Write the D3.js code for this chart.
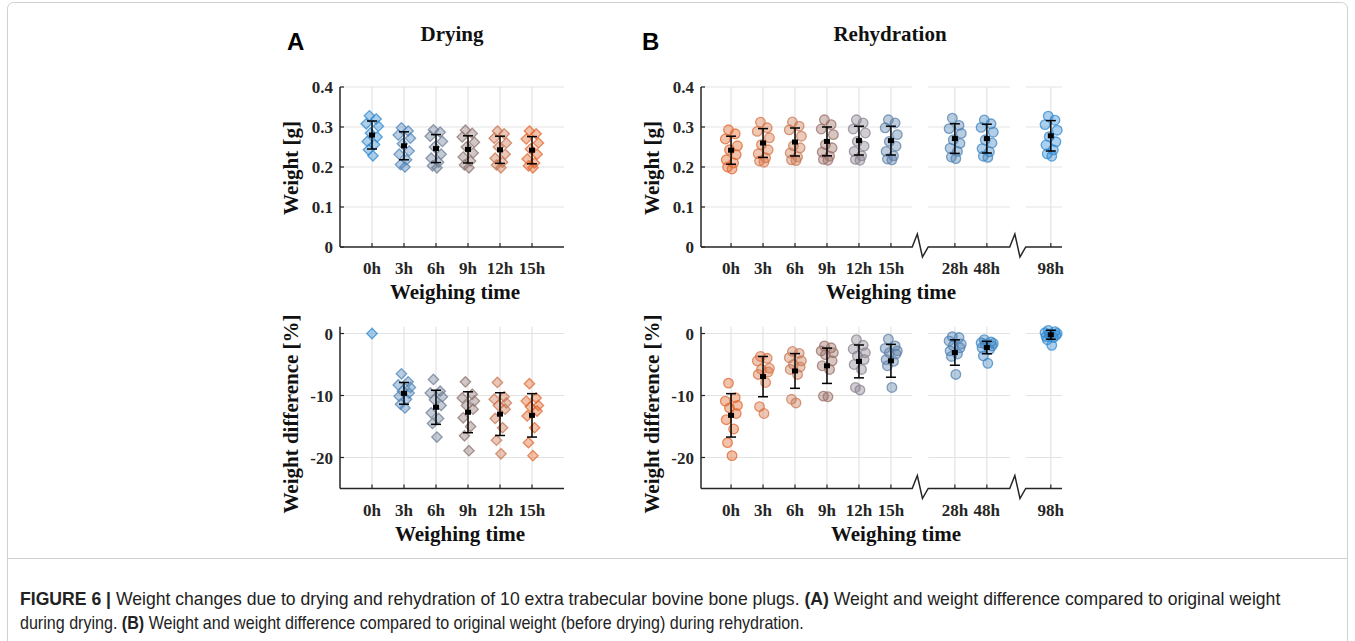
<!DOCTYPE html>
<html><head><meta charset="utf-8">
<script src="https://cdn.jsdelivr.net/npm/d3@7"></script>
<style>
html,body{margin:0;padding:0;background:#fff;}
svg{display:block;}
</style></head>
<body>
<svg id="chart" width="1355" height="641"></svg>
<script>
// ---------------- DATA ----------------
const categoriesA = ["0h","3h","6h","9h","12h","15h"];
const categoriesB = ["0h","3h","6h","9h","12h","15h","28h","48h","98h"];
const yTicksWeight = [0, 0.1, 0.2, 0.3, 0.4];
const yTickLabelsWeight = ["0","0.1","0.2","0.3","0.4"];
const yTicksDiff = [-20, -10, 0];
const yTickLabelsDiff = ["-20","-10","0"];

// Drying – weight [g] (10 plugs per time)
const dryWeight = [
  [0.328,0.320,0.308,0.302,0.285,0.275,0.264,0.256,0.243,0.228],
  [0.298,0.290,0.280,0.272,0.258,0.240,0.232,0.218,0.206,0.200],
  [0.293,0.287,0.277,0.264,0.250,0.232,0.222,0.212,0.203,0.198],
  [0.292,0.284,0.275,0.262,0.250,0.235,0.225,0.215,0.205,0.198],
  [0.290,0.283,0.272,0.260,0.250,0.232,0.222,0.212,0.205,0.198],
  [0.290,0.283,0.270,0.260,0.245,0.232,0.220,0.210,0.203,0.198]
];
const dryWeightMean = [0.280,0.253,0.246,0.244,0.243,0.242];
const dryWeightSD   = [0.035,0.035,0.035,0.034,0.034,0.034];

// Drying – weight difference [%]
const dryDiff = [
  [0,0,0,0,0,0,0,0,0,0],
  [-6.5,-7.8,-8.3,-8.7,-9.3,-9.6,-10.1,-10.6,-11.4,-12.0],
  [-7.4,-9.3,-9.6,-10.2,-10.7,-11.6,-12.8,-13.7,-14.5,-16.7],
  [-7.8,-9.8,-10.4,-10.9,-11.6,-12.2,-13.6,-15.0,-16.5,-18.9],
  [-7.9,-10.2,-10.6,-11.2,-11.6,-12.2,-13.7,-15.2,-17.2,-19.4],
  [-8.1,-10.4,-10.9,-11.6,-11.8,-12.5,-13.3,-15.2,-17.6,-19.7]
];
const dryDiffMean = [0,-9.65,-11.9,-12.7,-13.0,-13.2];
const dryDiffSD   = [0,1.75,2.75,3.3,3.45,3.5];

// Rehydration – weight [g]
const rehWeight = [
  [0.293,0.283,0.270,0.253,0.243,0.231,0.218,0.210,0.200,0.195],
  [0.312,0.298,0.289,0.273,0.256,0.243,0.233,0.223,0.215,0.212],
  [0.3125,0.302,0.293,0.277,0.253,0.248,0.235,0.225,0.218,0.216],
  [0.318,0.306,0.295,0.281,0.256,0.248,0.237,0.227,0.219,0.217],
  [0.318,0.310,0.295,0.285,0.264,0.252,0.239,0.228,0.219,0.217],
  [0.318,0.310,0.298,0.281,0.264,0.252,0.239,0.228,0.220,0.218],
  [0.322,0.304,0.296,0.284,0.268,0.259,0.247,0.239,0.225,0.221],
  [0.3175,0.308,0.299,0.287,0.268,0.260,0.246,0.238,0.227,0.224],
  [0.327,0.317,0.306,0.292,0.276,0.263,0.255,0.243,0.233,0.227]
];
const rehWeightMean = [0.242,0.260,0.2625,0.264,0.266,0.266,0.271,0.271,0.278];
const rehWeightSD   = [0.035,0.036,0.035,0.036,0.036,0.036,0.037,0.036,0.038];

// Rehydration – weight difference [%]
const rehDiff = [
  [-8.0,-10.35,-10.9,-11.6,-12.0,-12.9,-13.9,-15.4,-17.6,-19.7],
  [-3.7,-4.0,-4.4,-5.6,-5.8,-6.2,-6.6,-7.9,-11.8,-12.9],
  [-2.9,-3.2,-3.9,-4.4,-5.0,-5.4,-5.8,-6.6,-10.6,-11.2],
  [-2.0,-2.3,-2.8,-3.1,-3.4,-4.4,-5.2,-5.8,-10.1,-10.2],
  [-1.0,-1.9,-2.5,-3.1,-3.6,-4.2,-5.0,-5.8,-8.7,-9.1],
  [-0.9,-2.0,-2.4,-2.8,-3.1,-3.3,-4.2,-4.5,-5.2,-8.7],
  [-0.5,-0.65,-1.2,-1.7,-2.0,-2.3,-2.8,-3.3,-3.7,-6.6],
  [-1.0,-1.35,-1.5,-1.6,-1.7,-2.0,-2.3,-2.6,-3.6,-4.8],
  [0.5,0.3,0.15,0.0,-0.1,-0.3,-0.5,-0.65,-1.0,-1.9]
];
const rehDiffMean = [-13.2,-6.95,-6.04,-5.2,-4.5,-4.4,-3.07,-2.26,-0.2];
const rehDiffSD   = [3.5,3.25,2.8,2.85,2.65,2.65,2.05,1.0,0.72];

// ---------------- STYLE / LAYOUT ----------------
const colorsA = ["#2f88cf","#4f84b8","#6c7c95","#8d7470","#c9744f","#e2672d"];
const colorsB = ["#e2672d","#d87446","#c97a56","#9a6f67","#8a8290","#5c80a8","#4f82b4","#3f86c3","#2f8ad2"];
const posA = [1,2,3,4,5,6];
const posB = [0,1,2,3,4,5,7,8,10];
const breaksB = [5.9, 8.95];
const jitter = [-0.08,0.13,-0.18,0.2,-0.05,0.16,-0.15,0.08,-0.11,0.03];

const serif = "'Liberation Serif','Times New Roman',serif";
const sans = "'Liberation Sans',Arial,sans-serif";
const axisColor = "#262626";
const gridColor = "#e3e3e3";

const svg = d3.select("#chart");

// frame
svg.append("rect").attr("x",7.5).attr("y",2.5).attr("width",1340).attr("height",650)
  .attr("rx",6).attr("fill","none").attr("stroke","#d0d0d0");
svg.append("line").attr("x1",7.5).attr("x2",1347.5).attr("y1",558.5).attr("y2",558.5)
  .attr("stroke","#d0d0d0");

// scales
const xA = d3.scaleLinear().domain([0,7]).range([340,564]);
const xB = d3.scaleLinear().domain([-0.94,10.35]).range([701,1062]);
const yW = d3.scaleLinear().domain([0,0.4]).range([247,87]);
const yD = d3.scaleLinear().domain([-25,1.1]).range([488.5,326.7]);

const diamond = (cx,cy,s) => `M${cx},${cy-s}L${cx+s},${cy}L${cx},${cy+s}L${cx-s},${cy}Z`;

function panel(opt){
  const g = svg.append("g");
  const {x,y,pos,cats,yTicks,yLabels,breaks} = opt;
  const x0 = x.range()[0], x1 = x.range()[1];
  const yb = y.range()[0], yt = y.range()[1];
  const gaps = (breaks||[]).map(b => [x(b)-7.5, x(b)+8.5]);
  function hSegments(){
    const segs=[]; let s=x0;
    gaps.forEach(gp=>{segs.push([s,gp[0]]); s=gp[1];});
    segs.push([s,x1]); return segs;
  }
  yTicks.forEach(t=>{
    if (y(t) > yb-1) return;
    hSegments().forEach(sg=>{
      g.append("line").attr("x1",sg[0]).attr("x2",sg[1]).attr("y1",y(t)).attr("y2",y(t))
        .attr("stroke",gridColor).attr("stroke-width",1.2);
    });
  });
  pos.forEach(p=>{
    g.append("line").attr("x1",x(p)).attr("x2",x(p)).attr("y1",yt).attr("y2",yb)
      .attr("stroke",gridColor).attr("stroke-width",1.2);
  });
  g.append("line").attr("x1",x0).attr("x2",x0).attr("y1",yt).attr("y2",yb)
    .attr("stroke",axisColor).attr("stroke-width",1.5);
  let path = `M${x0},${yb}`;
  gaps.forEach(gp=>{
    const a=gp[0], w=gp[1]-gp[0];
    path += `L${a},${yb}L${a+w*0.32},${yb-13}L${a+w*0.64},${yb+10}L${a+w},${yb}`;
  });
  path += `L${x1},${yb}`;
  g.append("path").attr("d",path).attr("fill","none").attr("stroke",axisColor).attr("stroke-width",1.5);
  pos.forEach(p=>{
    g.append("line").attr("x1",x(p)).attr("x2",x(p)).attr("y1",yb).attr("y2",yb-4)
      .attr("stroke",axisColor).attr("stroke-width",1.2);
  });
  yTicks.forEach(t=>{
    g.append("line").attr("x1",x0).attr("x2",x0+4).attr("y1",y(t)).attr("y2",y(t))
      .attr("stroke",axisColor).attr("stroke-width",1.2);
  });
  cats.forEach((c,i)=>{
    g.append("text").attr("x",x(pos[i])).attr("y",yb+27).attr("text-anchor","middle")
      .attr("font-family",serif).attr("font-weight","bold").attr("font-size",17)
      .attr("fill",axisColor).text(c);
  });
  yTicks.forEach((t,i)=>{
    g.append("text").attr("x",x0-7).attr("y",y(t)+6).attr("text-anchor","end")
      .attr("font-family",serif).attr("font-weight","bold").attr("font-size",17)
      .attr("fill",axisColor).text(yLabels[i]);
  });
  g.append("text").attr("x",opt.xLabelX).attr("y",yb+52).attr("text-anchor","middle")
    .attr("font-family",serif).attr("font-weight","bold").attr("font-size",21)
    .attr("fill","#111").text("Weighing time");
  g.append("text").attr("transform",`translate(${x0-42},${opt.yLabelY}) rotate(-90)`)
    .attr("text-anchor","middle").attr("font-family",serif).attr("font-weight","bold")
    .attr("font-size",21).attr("fill","#111").text(opt.yTitle);
  // points (identical positions drawn once)
  opt.values.forEach((vals,i)=>{
    const col = opt.colors[i];
    const spread = opt.sd[i] > 0 ? 1 : 0;
    const seen = new Set();
    vals.forEach((v,j)=>{
      const cx = x(pos[i] + jitter[j]*spread), cy = y(v);
      const key = cx.toFixed(1)+","+cy.toFixed(1);
      if (seen.has(key)) return;
      seen.add(key);
      if (opt.marker === "diamond"){
        g.append("path").attr("d",diamond(cx,cy,5.2))
          .attr("fill",col).attr("fill-opacity",0.4)
          .attr("stroke",col).attr("stroke-opacity",0.75).attr("stroke-width",1.3);
      } else {
        g.append("circle").attr("cx",cx).attr("cy",cy).attr("r",4.8)
          .attr("fill",col).attr("fill-opacity",0.4)
          .attr("stroke",col).attr("stroke-opacity",0.75).attr("stroke-width",1.3);
      }
    });
  });
  opt.mean.forEach((m,i)=>{
    const cx = x(pos[i]), s = opt.sd[i];
    if (s > 0){
      g.append("line").attr("x1",cx).attr("x2",cx).attr("y1",y(m+s)).attr("y2",y(m-s))
        .attr("stroke","#000").attr("stroke-width",1.5);
      [m+s,m-s].forEach(v=>{
        g.append("line").attr("x1",cx-5).attr("x2",cx+5).attr("y1",y(v)).attr("y2",y(v))
          .attr("stroke","#000").attr("stroke-width",1.5);
      });
      g.append("rect").attr("x",cx-3).attr("y",y(m)-2.5).attr("width",6).attr("height",5).attr("fill","#000");
    }
  });
}

panel({x:xA,y:yW,pos:posA,cats:categoriesA,yTicks:yTicksWeight,yLabels:yTickLabelsWeight,
  values:dryWeight,mean:dryWeightMean,sd:dryWeightSD,colors:colorsA,marker:"diamond",
  xLabelX:455,yLabelY:168,yTitle:"Weight [g]"});
panel({x:xA,y:yD,pos:posA,cats:categoriesA,yTicks:yTicksDiff,yLabels:yTickLabelsDiff,
  values:dryDiff,mean:dryDiffMean,sd:dryDiffSD,colors:colorsA,marker:"diamond",
  xLabelX:460,yLabelY:414,yTitle:"Weight difference [%]"});
panel({x:xB,y:yW,pos:posB,cats:categoriesB,yTicks:yTicksWeight,yLabels:yTickLabelsWeight,
  values:rehWeight,mean:rehWeightMean,sd:rehWeightSD,colors:colorsB,marker:"circle",breaks:breaksB,
  xLabelX:891,yLabelY:168,yTitle:"Weight [g]"});
panel({x:xB,y:yD,pos:posB,cats:categoriesB,yTicks:yTicksDiff,yLabels:yTickLabelsDiff,
  values:rehDiff,mean:rehDiffMean,sd:rehDiffSD,colors:colorsB,marker:"circle",breaks:breaksB,
  xLabelX:896,yLabelY:414,yTitle:"Weight difference [%]"});

// titles
svg.append("text").attr("x",452).attr("y",41).attr("text-anchor","middle")
  .attr("font-family",serif).attr("font-weight","bold").attr("font-size",21).attr("fill","#111").text("Drying");
svg.append("text").attr("x",890).attr("y",41).attr("text-anchor","middle")
  .attr("font-family",serif).attr("font-weight","bold").attr("font-size",21).attr("fill","#111").text("Rehydration");
svg.append("text").attr("x",287).attr("y",50)
  .attr("font-family",sans).attr("font-weight","bold").attr("font-size",24).attr("fill","#000").text("A");
svg.append("text").attr("x",642).attr("y",50)
  .attr("font-family",sans).attr("font-weight","bold").attr("font-size",24).attr("fill","#000").text("B");

// caption (condensed by horizontal scaling to the reference width)
function captionLine(parts, y, targetW){
  const t = svg.append("text").attr("x",0).attr("y",0).attr("font-family",sans)
    .attr("font-size",17.5).attr("fill","#222");
  parts.forEach(p=>{
    const s = t.append("tspan").text(p[0]);
    if (p[1]) s.attr("font-weight","bold");
  });
  const w = t.node().getBBox().width;
  t.attr("transform",`translate(20,${y}) scale(${targetW/w},1)`);
}
captionLine([["FIGURE 6 | ",true],["Weight changes due to drying and rehydration of 10 extra trabecular bovine bone plugs. ",false],["(A)",true],[" Weight and weight difference compared to original weight",false]],605,1261);
captionLine([["during drying. ",false],["(B)",true],[" Weight and weight difference compared to original weight (before drying) during rehydration.",false]],629,784);
</script>
</body></html>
+++
Which lines of the data include "chart"? Copy each of them.

▶ Answer to this problem
Write the D3.js code for this chart.
<svg id="chart" width="1355" height="641"></svg>
const svg = d3.select("#chart");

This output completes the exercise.